Jewish student representative says it's 'very worrying' that Ali Milani, is vying for an NUS post after sending anti-Semitic messages

Ali Milani's campaign poster

Jewish student representatives have said it is “very worrying” that a candidate vying for a senior position in the National Union of Students once used “deeply anti-Semitic” language in social media posts.

Ali Milani, president of the Union of Brunel Students, is hoping to be elected as NUS vice-president of Union Development in a vote later this month, but the Union of Jewish Students (UJS) this week warned about his past use of language.

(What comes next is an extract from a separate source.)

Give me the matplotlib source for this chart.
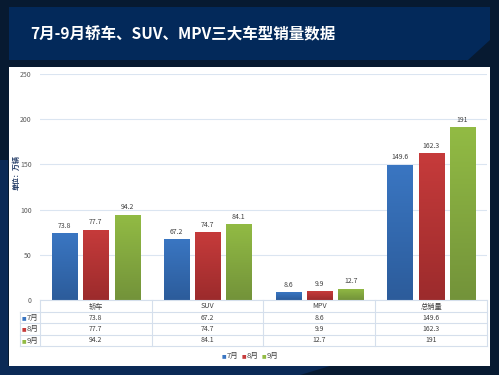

The offensive examples – for which Milani has already apologised – date from 2012 and 2013, and include one tweet insulting former newspaper editor Piers Morgan as “a zionist” and another written in response, saying: “Nah u won’t mate. It’ll cost you a pound #jew.”

Most focus on Israel, which he described as “a land built on ethnic cleansing,” and in one he boasts of telling his teacher he’d be happy to go to war if it meant fighting against Israel. In another he says: “I want to be the President of Israel. They have a self-destruct button, right?”

This week he told student newspaper The Tab: “I have apologised unreservedly for these comments before and I do so again. They do not reflect how I see the world today. These tweets are from an incredibly long time ago – when I was 16 to 17 years old. It’s unacceptable, I know that now. Education taught me that.” 

Josh Nagli, UJS Campaigns Director said: “It is very worrying that someone seeking to be an NUS Vice President has previously expressed views that many Jewish students will find deeply anti-Semitic. The use of tropes that denote Jews as cheap or stingy is extremely offensive.”

He added: “Jewish students will be rightly outraged when they see a candidate for a national position having used anti-Semitic tropes.

“In a week where NUS research revealed a large proportion of Jewish students’ lack of faith in NUS effectively tackling anti-Semitism, these tweets are likely to entrench those opinions and provide further evidence of a culture in the student movement that wilfully tolerates anti-Semitism.”